Not long ago, the entry-level job was a pretty reliable institution. You got hired for something specific — data entry, basic research, first-draft writing, client intake, customer support — you learned the organization from the bottom, and you built toward something. The job was designed, at least partly, around the idea that you were going to be developed.
That model is under genuine pressure. And the pressure is coming from the same place everyone keeps talking about.
What’s Actually Being Automated Right Now
The AI-driven automation that gets discussed in think pieces and TED talks tends to focus on the future — jobs that might be displaced, industries that could transform over the next decade. The more immediate and less-discussed story is what’s already changing in organizations that have started integrating AI tools into their workflows.
A lot of what AI does well is precisely the work that used to justify entry-level hiring: summarizing documents, drafting first versions of written materials, processing and organizing data, responding to routine customer inquiries, doing research and synthesis across large bodies of information. These are tasks that a capable AI can do faster and, in some cases, at a quality level that clears the bar for the purpose.
This doesn’t mean those jobs have disappeared. But it does mean that fewer of them are being created, and the ones that exist are changing in character.
The Skills Gap Is Real and Awkward
Here’s the uncomfortable dynamic: companies are hiring fewer entry-level workers for certain tasks because AI can do those tasks. But they still need humans who can manage the AI tools, evaluate their outputs, catch their errors, and apply judgment to the things the AI gets wrong.
That requires a kind of meta-skill — knowing how to work with AI systems, how to prompt them effectively, how to QA their outputs — that wasn’t part of any educational curriculum even five years ago. The people coming out of school now are expected to have it, but they often don’t, because the schools are still catching up.
This creates a genuinely awkward situation where employers complain about skills gaps and graduates complain about unrealistic expectations. Both are partly right. The skills gap is real; the expectation that 22-year-olds should have mastered tools that are themselves less than two years old is also a bit rich.
What This Means for Career Development
The more troubling concern isn’t the job market itself — it’s what happens to career development when the entry-level jobs that used to train people are becoming scarcer or are being restructured.

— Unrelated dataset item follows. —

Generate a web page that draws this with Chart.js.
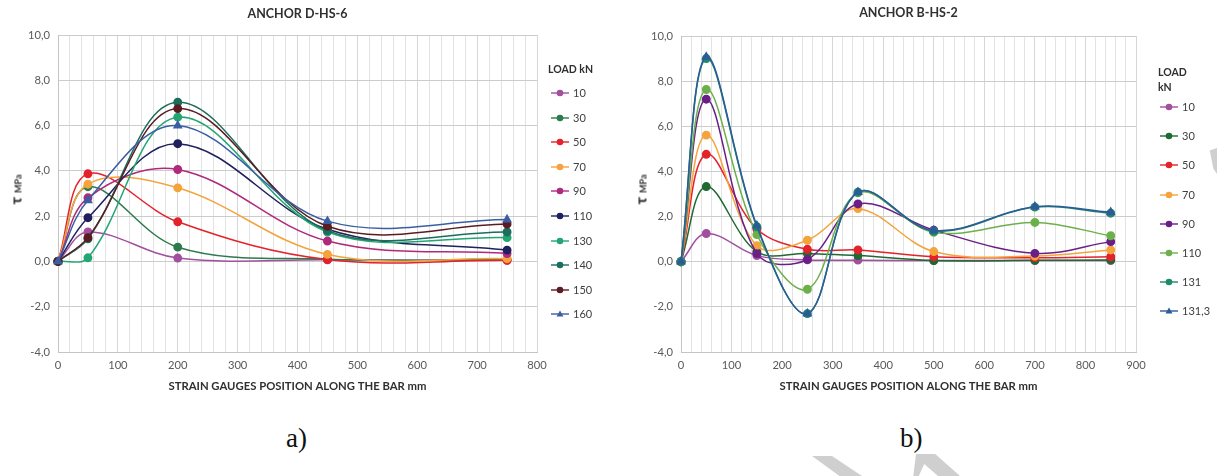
<!DOCTYPE html>
<html><head><meta charset="utf-8">
<script src="https://cdn.jsdelivr.net/npm/chart.js@4.4.0/dist/chart.umd.min.js"></script>
<style>
html,body{margin:0;padding:0;background:#fff;}
#wrap{position:relative;width:1217px;height:476px;overflow:hidden;font-family:Lato,'Open Sans',sans-serif;background:#fff;}
.box{position:absolute;top:0;}
.leg{position:absolute;font-size:11px;color:#404040;}
.legt{position:absolute;font-size:10.5px;font-weight:bold;color:#303030;line-height:15px;}
.item{position:absolute;height:14px;line-height:14px;white-space:nowrap;}
.item svg{position:absolute;left:0;top:0;}
.item span{position:absolute;left:22px;top:0;}
.ytitle{position:absolute;transform:rotate(-90deg);transform-origin:center center;white-space:nowrap;font-weight:bold;color:#303030;}
.cap{position:absolute;font-family:'Liberation Serif','DejaVu Serif',serif;font-size:27px;color:#111;}
.wm{position:absolute;background:#cfcfcf;}
</style></head><body>
<div id="wrap">
  <div class="box" style="left:0;width:600px;height:400px"><canvas id="cA" width="600" height="400"></canvas></div>
  <div class="box" style="left:620px;width:597px;height:400px"><canvas id="cB" width="597" height="400"></canvas></div>
  <div class="ytitle" style="left:-8px;top:180px;width:46px;text-align:center"><span style="font-size:16px">τ</span> <span style="font-size:9px">MPa</span></div>
  <div class="ytitle" style="left:617px;top:180px;width:46px;text-align:center"><span style="font-size:16px">τ</span> <span style="font-size:9px">MPa</span></div>
  <div id="legA"></div>
  <div id="legB"></div>
  <div class="cap" style="left:286px;top:423px">a)</div>
  <div class="cap" style="left:900px;top:423px">b)</div>
  <div class="wm" style="left:1205px;top:148px;width:12px;height:26px;clip-path:polygon(40% 10%,100% 0,100% 100%,70% 80%)"></div>
  <div class="wm" style="left:812px;top:456px;width:50px;height:20px;clip-path:polygon(0 0,40% 0,100% 100%,55% 100%)"></div>
  <div class="wm" style="left:905px;top:454px;width:55px;height:22px;clip-path:polygon(20% 0,55% 0,100% 100%,60% 100%,35% 45%,25% 100%,15% 100%)"></div>
</div>
<script>
// ---------- DATA: chart a) ANCHOR D-HS-6 ----------
const posA = [0, 50, 200, 450, 750];
const loadsA = ['10', '30', '50', '70', '90', '110', '130', '140', '150', '160'];
const a10  = [0, 1.30, 0.15, 0.07, 0.05];
const a30  = [0, 3.30, 0.63, 0.10, 0.08];
const a50  = [0, 3.87, 1.75, 0.08, 0.05];
const a70  = [0, 3.41, 3.25, 0.31, 0.12];
const a90  = [0, 2.81, 4.06, 0.90, 0.35];
const a110 = [0, 1.93, 5.20, 1.42, 0.50];
const a130 = [0, 0.16, 6.37, 1.30, 1.05];
const a140 = [0, 1.00, 7.03, 1.36, 1.30];
const a150 = [0, 1.05, 6.75, 1.55, 1.65];
const a160 = [0, 2.70, 6.00, 1.78, 1.85];
const seriesA = [a10, a30, a50, a70, a90, a110, a130, a140, a150, a160];

// ---------- DATA: chart b) ANCHOR B-HS-2 ----------
const posB = [0, 50, 150, 250, 350, 500, 700, 850];
const loadsB = ['10', '30', '50', '70', '90', '110', '131', '131,3'];
const b10   = [0, 1.25, 0.27, 0.08, 0.07, 0.05, 0.05, 0.05];
const b30   = [0, 3.33, 0.45, 0.36, 0.27, 0.05, 0.06, 0.08];
const b50   = [0, 4.76, 1.45, 0.55, 0.52, 0.22, 0.18, 0.22];
const b70   = [0, 5.61, 0.71, 0.95, 2.35, 0.45, 0.25, 0.52];
const b90   = [0, 7.20, 0.36, 0.10, 2.56, 1.40, 0.37, 0.89];
const b110  = [0, 7.63, 1.20, -1.22, 3.05, 1.30, 1.74, 1.15];
const b131  = [0, 9.00, 1.55, -2.30, 3.08, 1.35, 2.42, 2.15];
const b1313 = [0, 9.07, 1.60, -2.30, 3.08, 1.38, 2.44, 2.19];
const seriesB = [b10, b30, b50, b70, b90, b110, b131, b1313];

const yTicks = { min: -4, max: 10, step: 2 };

// ---------- STYLES ----------
const FONT = "Lato, 'Open Sans', sans-serif";
const colorsA = ['#a24f9f', '#2d7a4c', '#e3222b', '#f5a33c', '#b02a7c', '#20205e', '#23a673', '#1b6e5c', '#5a1c22', '#3b5ea3'];
const shapesA = ['circle','circle','circle','circle','circle','circle','circle','circle','circle','triangle'];
const colorsB = ['#a24f9f', '#1f6a32', '#e3222b', '#f5a33c', '#6a1f87', '#6cb04c', '#1c8a6b', '#2b5b98'];
const shapesB = ['circle','circle','circle','circle','circle','circle','circle','triangle'];

function mkSets(xs, series, labels, colors, shapes) {
  return series.map((ys, i) => ({
    label: labels[i],
    data: xs.map((x, j) => ({ x: x, y: ys[j] })),
    borderColor: colors[i], backgroundColor: colors[i],
    pointStyle: shapes[i], pointRadius: shapes[i] === 'triangle' ? 4.2 : 3.7,
    pointHoverRadius: 3.7, borderWidth: 1.5, tension: 0.36, fill: false, clip: false,
    order: -i
  }));
}

function mkOpts(xmax, yW, padRight, title, titlePad) {
  return {
    responsive: false, animation: false, events: [],
    layout: { padding: { left: 0, right: padRight, top: 0, bottom: 0 } },
    plugins: {
      legend: { display: false }, tooltip: { enabled: false },
      title: { display: true, text: title, fullSize: false, color: '#303030',
               font: { family: FONT, size: 12.5, weight: 'bold' }, padding: titlePad }
    },
    scales: {
      x: {
        type: 'linear', min: 0, max: xmax,
        afterFit(s) { s.height = 48; },
        ticks: { stepSize: 20, autoSkip: false, maxRotation: 0, padding: 7, color: '#595959',
                 font: { family: FONT, size: 11.2 },
                 callback: v => (v % 100 === 0 ? String(v) : '') },
        grid: { color: c => (c.tick && c.tick.value % 100 === 0 ? '#d6d6d6' : '#e3e3e3'), drawTicks: false, lineWidth: 1 },
        border: { color: '#c4c4c4' },
        title: { display: true, text: 'STRAIN GAUGES POSITION ALONG THE BAR mm', color: '#303030',
                 font: { family: FONT, size: 11.3, weight: 'bold' }, padding: { top: 0, bottom: 7 } }
      },
      y: {
        min: yTicks.min, max: yTicks.max,
        afterFit(s) { s.width = yW; },
        ticks: { stepSize: yTicks.step, padding: 8, color: '#595959', font: { family: FONT, size: 11.2 },
                 callback: v => Number(v).toFixed(1).replace('.', ',') },
        grid: { color: '#cccccc', drawTicks: false },
        border: { color: '#c4c4c4' }
      }
    }
  };
}

new Chart(document.getElementById('cA'), {
  type: 'line',
  data: { datasets: mkSets(posA, seriesA, loadsA, colorsA, shapesA) },
  options: mkOpts(800, 58, 63, 'ANCHOR D-HS-6', { top: 6, bottom: 14 })
});
new Chart(document.getElementById('cB'), {
  type: 'line',
  data: { datasets: mkSets(posB, seriesB, loadsB, colorsB, shapesB) },
  options: mkOpts(900, 61, 81, 'ANCHOR B-HS-2', { top: 5, bottom: 16 })
});

function icon(color, shape) {
  const m = shape === 'triangle'
    ? `<polygon points="9,3.5 12.5,9.5 5.5,9.5" fill="${color}"/>`
    : `<circle cx="9" cy="7" r="3.3" fill="${color}"/>`;
  return `<svg width="18" height="14"><line x1="0" y1="7" x2="18" y2="7" stroke="${color}" stroke-width="1.4"/>${m}</svg>`;
}
function buildLegend(id, titleHtml, tx, ty, labels, colors, shapes, ix, iy, step) {
  const el = document.getElementById(id);
  let h = `<div class="legt" style="left:${tx}px;top:${ty}px">${titleHtml}</div>`;
  labels.forEach((l, i) => {
    h += `<div class="item leg" style="left:${ix}px;top:${iy + i * step}px">${icon(colors[i], shapes[i])}<span>${l}</span></div>`;
  });
  el.innerHTML = h;
}
buildLegend('legA', 'LOAD kN', 548, 62, loadsA, colorsA, shapesA, 551, 86, 24.6);
buildLegend('legB', 'LOAD<br>kN', 1158, 65, loadsB, colorsB, shapesB, 1160, 100, 29.2);
</script>
</body></html>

Entry-level work wasn’t just about the output. It was about learning — how organizations function, how to communicate professionally, how to take feedback, how to manage up, how to navigate the social dynamics of a workplace. The research assistant who spent a year pulling sources and organizing literature reviews was learning a lot more than how to pull sources. They were learning how to be a professional.
If AI handles more of that foundational work, and humans are brought in further up the value chain, where does that foundational learning happen? It’s a real question with unclear answers. Some will learn it through adjacent experience. Some will find organizations that still believe in entry-level development. Some may miss that scaffolding and pay for it later.
The Industries That Are Feeling It Most
The changes are not uniform across sectors. Entry-level legal work, entry-level financial analysis, entry-level writing and content roles, entry-level customer service — these have all seen meaningful changes. Entry-level skilled trades, healthcare support roles, hands-on social work — these have seen less disruption from AI, at least so far.
The dividing line tends to run along a dimension that might seem counterintuitive: white-collar knowledge work that can be digitally processed has proven more vulnerable to AI automation than physical, relationship-based, or highly variable in-person work. That’s flipping some old assumptions about which jobs are “safer.”
For young people navigating this job market, the most honest advice is probably this: skills that involve judgment, relationships, creative problem-solving, and working effectively with other humans are holding their value. Skills that involve repeatable cognitive tasks — however sophisticated those tasks seemed a decade ago — are under more pressure than almost anyone predicted.